From the Oct. 11, 1951 News Record:
The local sheriff’s office and city police believe that break-ins at local places, which have occurred spasmodically during the past two years, has been partially solved with the arrest of Raymond Doolittle Sunday morning. Doolittle had secured a room at the Ace Hotel Saturday evening and was apprehended when caught prowling the rooms. He was charged with the theft of a 25-35 caliber gun from the room of Lee Wilkinson, a roomer at the hotel. Upon questioning by the officers, he admitted entering the Pearson Mobile service station Saturday night where the cash register had been pried open and the change taken. According to the officers, he had sneaked into the station earlier in the evening and unfastened the catch to one of the windows, and then returned after the station was closed. He wrecked the drawer of a $650 cash register and got only $8 for his trouble. Doolittle is about 20 years old and admits having served two terms in a Connecticut reformatory.

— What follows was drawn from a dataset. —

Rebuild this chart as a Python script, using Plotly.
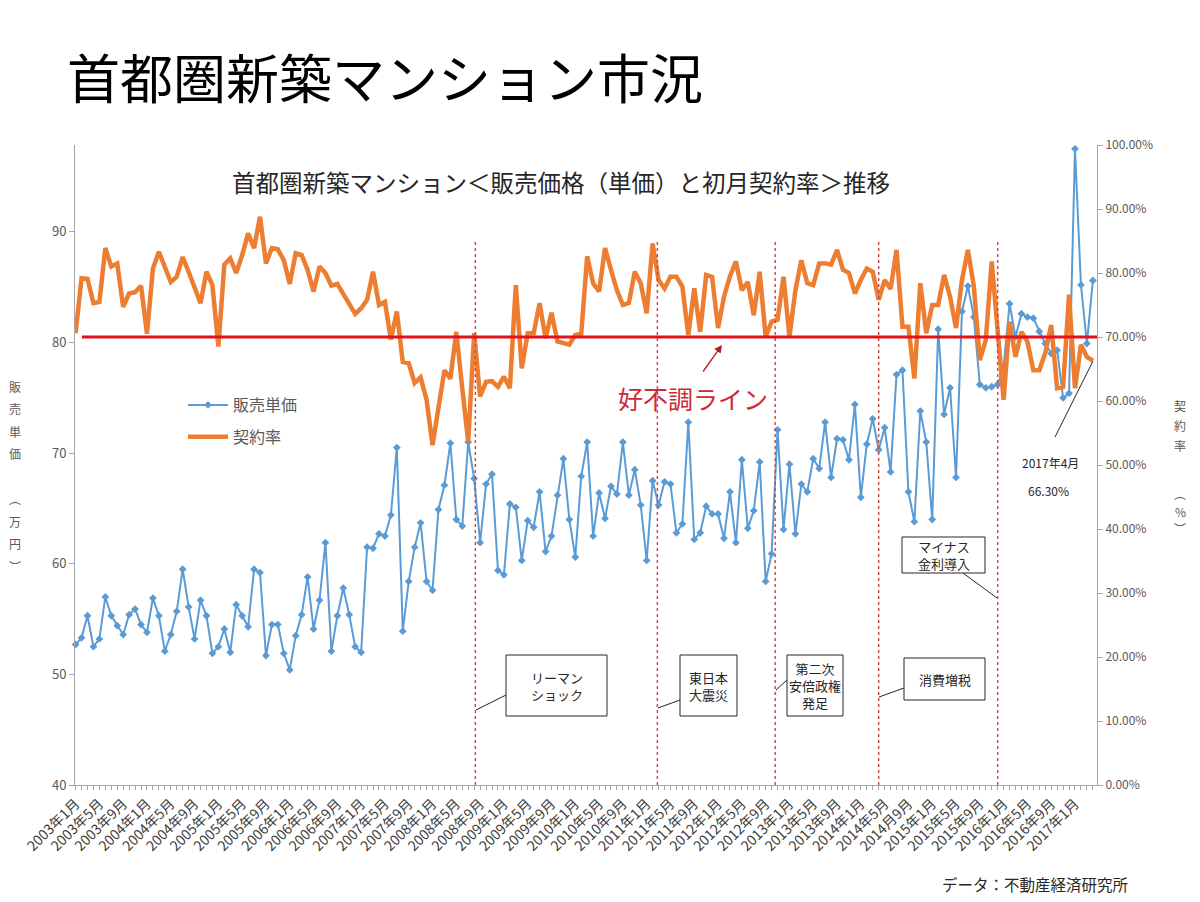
import plotly.graph_objects as go

# ---------------- data ----------------
months = [f"{y}年{m}月" for y in range(2003, 2018) for m in range(1, 13)][:172]

tick_labels = [
    "2003年1月", "2003年5月", "2003年9月", "2004年1月", "2004年5月", "2004年9月",
    "2005年1月", "2005年5月", "2005年9月", "2006年1月", "2006年5月", "2006年9月",
    "2007年1月", "2007年5月", "2007年9月", "2008年1月", "2008年5月", "2008年9月",
    "2009年1月", "2009年5月", "2009年9月", "2010年1月", "2010年5月", "2010年9月",
    "2011年1月", "2011年5月", "2011年9月", "2012年1月", "2012年5月", "2012年9月",
    "2013年1月", "2013年5月", "2013年9月", "2014年1月", "2014年5月", "2014月9月",
    "2015年1月", "2015年5月", "2015年9月", "2016年1月", "2016年5月", "2016年9月",
    "2017年1月",
]

# 販売単価 (万円)
price = [
    52.7, 53.3, 55.3, 52.5, 53.2, 57.0, 55.3, 54.4, 53.6, 55.4, 55.9, 54.5,   # 2003
    53.8, 56.9, 55.3, 52.1, 53.6, 55.7, 59.5, 56.1, 53.2, 56.7, 55.3, 51.9,   # 2004
    52.5, 54.1, 52.0, 56.3, 55.3, 54.3, 59.5, 59.2, 51.7, 54.5, 54.5, 51.9,   # 2005
    50.4, 53.5, 55.4, 58.8, 54.1, 56.7, 61.9, 52.1, 55.3, 57.8, 55.4, 52.5,   # 2006
    52.0, 61.5, 61.4, 62.7, 62.5, 64.4, 70.5, 53.9, 58.4, 61.5, 63.7, 58.4,   # 2007
    57.6, 64.9, 67.1, 70.9, 64.0, 63.4, 71.0, 67.7, 61.9, 67.2, 68.1, 59.4,   # 2008
    59.0, 65.4, 65.1, 60.3, 63.9, 63.3, 66.5, 61.1, 62.5, 66.2, 69.5, 64.0,   # 2009
    60.6, 67.9, 71.0, 62.5, 66.4, 64.1, 67.0, 66.3, 71.0, 66.2, 68.5, 65.3,   # 2010
    60.3, 67.5, 65.3, 67.4, 67.2, 62.8, 63.6, 72.8, 62.2, 62.8, 65.2, 64.5,   # 2011
    64.5, 62.3, 66.5, 61.9, 69.4, 63.2, 64.8, 69.2, 58.4, 60.9, 72.1, 63.1,   # 2012
    69.0, 62.7, 67.2, 66.5, 69.5, 68.6, 72.8, 67.8, 71.3, 71.2, 69.4, 74.4,   # 2013
    66.0, 70.8, 73.1, 70.3, 72.3, 68.3, 77.1, 77.5, 66.5, 63.8, 73.8, 71.0,   # 2014
    64.0, 81.2, 73.5, 75.9, 67.8, 82.8, 85.1, 82.3, 76.2, 75.9, 76.0, 76.2,   # 2015
    77.8, 83.5, 80.5, 82.6, 82.3, 82.2, 81.0, 79.9, 79.0, 79.3, 75.0, 75.4,   # 2016
    97.5, 85.2, 79.9, 85.6,                                                   # 2017
]

# 契約率 (%)
rate = [
    70.6, 79.2, 79.1, 75.3, 75.5, 83.9, 81.0, 81.5, 74.7, 76.8, 77.0, 78.0,   # 2003
    70.5, 80.7, 83.3, 80.9, 78.6, 79.4, 82.5, 80.2, 77.6, 75.3, 80.2, 78.1,   # 2004
    68.5, 81.3, 82.3, 80.0, 82.8, 86.2, 83.9, 88.8, 81.5, 83.9, 83.7, 82.0,   # 2005
    78.3, 83.1, 82.8, 80.5, 77.1, 81.0, 80.0, 78.0, 78.3, 76.8, 75.0, 73.6,   # 2006
    74.5, 75.8, 80.2, 75.0, 75.5, 69.6, 74.0, 66.1, 65.9, 62.8, 63.7, 60.2,   # 2007
    53.1, 59.1, 64.8, 63.5, 70.8, 62.0, 53.6, 70.6, 60.7, 63.0, 63.1, 62.2,   # 2008
    63.8, 62.0, 78.1, 65.1, 70.6, 70.6, 75.3, 69.8, 73.8, 69.3, 69.1, 68.8,   # 2009
    70.3, 70.5, 82.6, 78.4, 77.1, 83.9, 80.5, 77.3, 75.0, 75.3, 80.2, 78.4,   # 2010
    73.7, 84.6, 78.9, 77.6, 79.4, 79.4, 77.9, 70.3, 77.6, 70.8, 79.7, 79.4,   # 2011
    71.4, 76.3, 79.5, 81.8, 77.3, 78.6, 73.4, 80.2, 70.0, 72.4, 72.7, 79.4,   # 2012
    70.0, 77.3, 82.0, 78.4, 78.1, 81.5, 81.5, 81.3, 83.6, 80.5, 80.0, 76.8,   # 2013
    78.9, 80.7, 80.2, 75.8, 78.9, 77.5, 83.6, 71.6, 71.6, 63.5, 78.4, 70.6,   # 2014
    75.0, 75.0, 79.7, 76.3, 71.4, 78.9, 83.6, 77.9, 66.4, 69.5, 81.8, 70.0,   # 2015
    60.2, 72.4, 66.9, 70.8, 69.3, 64.8, 64.8, 67.5, 71.9, 62.0, 62.2, 76.6,   # 2016
    62.0, 68.8, 66.9, 66.3,                                                   # 2017
]

threshold = 70  # 好不調ライン (%)

event_labels = ["リーマン<br>ショック", "東日本<br>大震災", "第二次<br>安倍政権<br>発足",
                "消費増税", "マイナス<br>金利導入"]
event_x = [67.2, 97.8, 117.6, 135.0, 155.0]

# ---------------- layout helpers (pixel -> paper) ----------------
L, R, T, B = 75, 1097, 145, 785
def xp(px):
    return (px - L) / (R - L)
def yp(py):
    return (B - py) / (B - T)

FONT = "Noto Sans CJK JP, Noto Sans, sans-serif"
GRAY = "#595959"
AXIS = "#a6a6a6"
DARK = "#262626"

fig = go.Figure()

fig.add_trace(go.Scatter(
    x=months, y=price, name="販売単価", mode="lines+markers",
    line=dict(color="#5b9bd5", width=2),
    marker=dict(symbol="diamond", size=6, color="#5b9bd5"),
    legendgroup="a", cliponaxis=False,
))
fig.add_trace(go.Scatter(
    x=months, y=rate, name="契約率", mode="lines", yaxis="y2",
    line=dict(color="#ed7d31", width=4.5),
    legendgroup="b", cliponaxis=False,
))

ticktext = [tick_labels[i // 4] if i % 4 == 0 else "" for i in range(len(months))]

fig.update_layout(
    width=1200, height=902,
    margin=dict(l=L, r=1200 - R, t=T, b=902 - B, pad=0),
    paper_bgcolor="white", plot_bgcolor="white",
    font=dict(family=FONT, color=GRAY, size=12),
    showlegend=True,
    legend=dict(x=xp(183), y=yp(388), xanchor="left", yanchor="top",
                font=dict(size=16, color=GRAY), bgcolor="rgba(0,0,0,0)",
                tracegroupgap=8, itemwidth=40),
    xaxis=dict(
        type="category", categoryorder="array", categoryarray=months,
        range=[-0.1, 171.7], tickmode="array", tickvals=months, ticktext=ticktext,
        tickangle=-45, ticks="outside", ticklen=4, tickcolor=AXIS,
        showline=True, linecolor=AXIS, linewidth=1, showgrid=False, zeroline=False,
        tickfont=dict(size=14, color="#404040", family=FONT),
    ),
    yaxis=dict(
        range=[40, 97.85], tickmode="array", tickvals=[40, 50, 60, 70, 80, 90],
        ticks="outside", ticklen=5, tickcolor=AXIS, showline=True, linecolor=AXIS,
        showgrid=False, zeroline=False, tickfont=dict(size=13, color=GRAY),
    ),
    yaxis2=dict(
        range=[0, 100], overlaying="y", side="right", tickmode="array",
        tickvals=list(range(0, 101, 10)),
        ticktext=[f"{v:.2f}%" for v in range(0, 101, 10)],
        ticks="outside", ticklen=5, tickcolor=AXIS, showline=True, linecolor=AXIS,
        showgrid=False, zeroline=False, tickfont=dict(size=12, color=GRAY),
    ),
)

shapes = []
for ex in event_x:
    shapes.append(dict(type="line", xref="x", yref="paper", x0=ex, x1=ex,
                       y0=0, y1=yp(240), line=dict(color="#c0504d", width=1.5, dash="dot"),
                       layer="above"))
shapes.append(dict(type="line", xref="paper", yref="y2", x0=xp(82), x1=1.0,
                   y0=threshold, y1=threshold, line=dict(color="#e3111b", width=3),
                   layer="above"))

boxes = [
    (506, 655, 607, 716, (506, 695), (476, 710)),
    (680, 655, 737, 716, (680, 700), (658, 708)),
    (787, 655, 843, 716, (787, 680), (776, 690)),
    (904, 658, 985, 700, (904, 688), (879, 697)),
    (902, 537, 985, 573, (963, 573), (997, 598)),
]
annotations = []

def note(px, py, text, size, color=DARK, xanchor="center", **kw):
    annotations.append(dict(xref="paper", yref="paper", x=xp(px), y=yp(py), text=text,
                            showarrow=False, xanchor=xanchor, yanchor="middle",
                            font=dict(size=size, color=color), **kw))

for (x0, y0, x1, y1, c0, c1), lab in zip(boxes, event_labels):
    shapes.append(dict(type="rect", xref="paper", yref="paper",
                       x0=xp(x0), x1=xp(x1), y0=yp(y1), y1=yp(y0),
                       line=dict(color=DARK, width=1), fillcolor="white", layer="above"))
    shapes.append(dict(type="line", xref="paper", yref="paper",
                       x0=xp(c0[0]), y0=yp(c0[1]), x1=xp(c1[0]), y1=yp(c1[1]),
                       line=dict(color=DARK, width=1), layer="above"))
    note((x0 + x1) / 2, (y0 + y1) / 2, lab, 13, align="center")

# 2017年4月 leader
shapes.append(dict(type="line", xref="paper", yref="paper",
                   x0=xp(1055), y0=yp(437), x1=xp(1093), y1=yp(361),
                   line=dict(color=DARK, width=1), layer="above"))
note(1050, 462, "2017年4月", 12)
note(1048, 490, "66.30%", 12)

# 好不調ライン label + arrow
note(693, 398, "好不調ライン", 25, color="#cc2a36")
annotations.append(dict(xref="paper", yref="paper", x=xp(722), y=yp(345), ax=-20, ay=28,
                        text="", showarrow=True, arrowhead=2, arrowsize=1.2,
                        arrowwidth=1.3, arrowcolor="#b0202a"))

# titles
note(65, 76, "首都圏新築マンション市況", 53, color="#000000", xanchor="left")
note(561, 182, "首都圏新築マンション＜販売価格（単価）と初月契約率＞推移", 23.5)
note(1130, 884, "データ：不動産経済研究所", 15.5, xanchor="right")

# vertical axis titles (stacked characters)
left_chars = ["販", "売", "単", "価", "", "︵", "万", "円", "︶"]
for k, ch in enumerate(left_chars):
    if ch:
        note(15, 386 + 22.5 * k, ch, 12, color=GRAY)
right_chars = ["契", "約", "率", "", "︵", "%", "︶"]
right_y = [405, 425, 445, 0, 493, 511, 528]
for ch, yy in zip(right_chars, right_y):
    if ch:
        note(1180, yy, ch, 12, color=GRAY)

fig.update_layout(shapes=shapes, annotations=annotations)
fig.write_html("out.html")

From the Oct. 10, 1974 News Record:
Buildings are going up in and around Gillette like dandelions sprouting in spring. From the Kentucky Fried Chicken restaurant on the Moorcroft Road to a variety of shops and a twin theater on the Douglas Highway, construction is the order of the day. On the way to Buffalo, a new building will soon be standing where backhoes are now working under the “supervision” of News Record employees. Banks, a sure sign of a community’s growth potential, are going up or are improving services. First National of Gillette at Fourth and Gillette is soon to have a drive-up window operation while Wyoming National is going rapidly up on the Douglas Highway. A welding shop is being welded together near the just completed and newly occupied Gillette Rents off the Douglas Highway. One thing each construction project has in common — a rush to get the job done.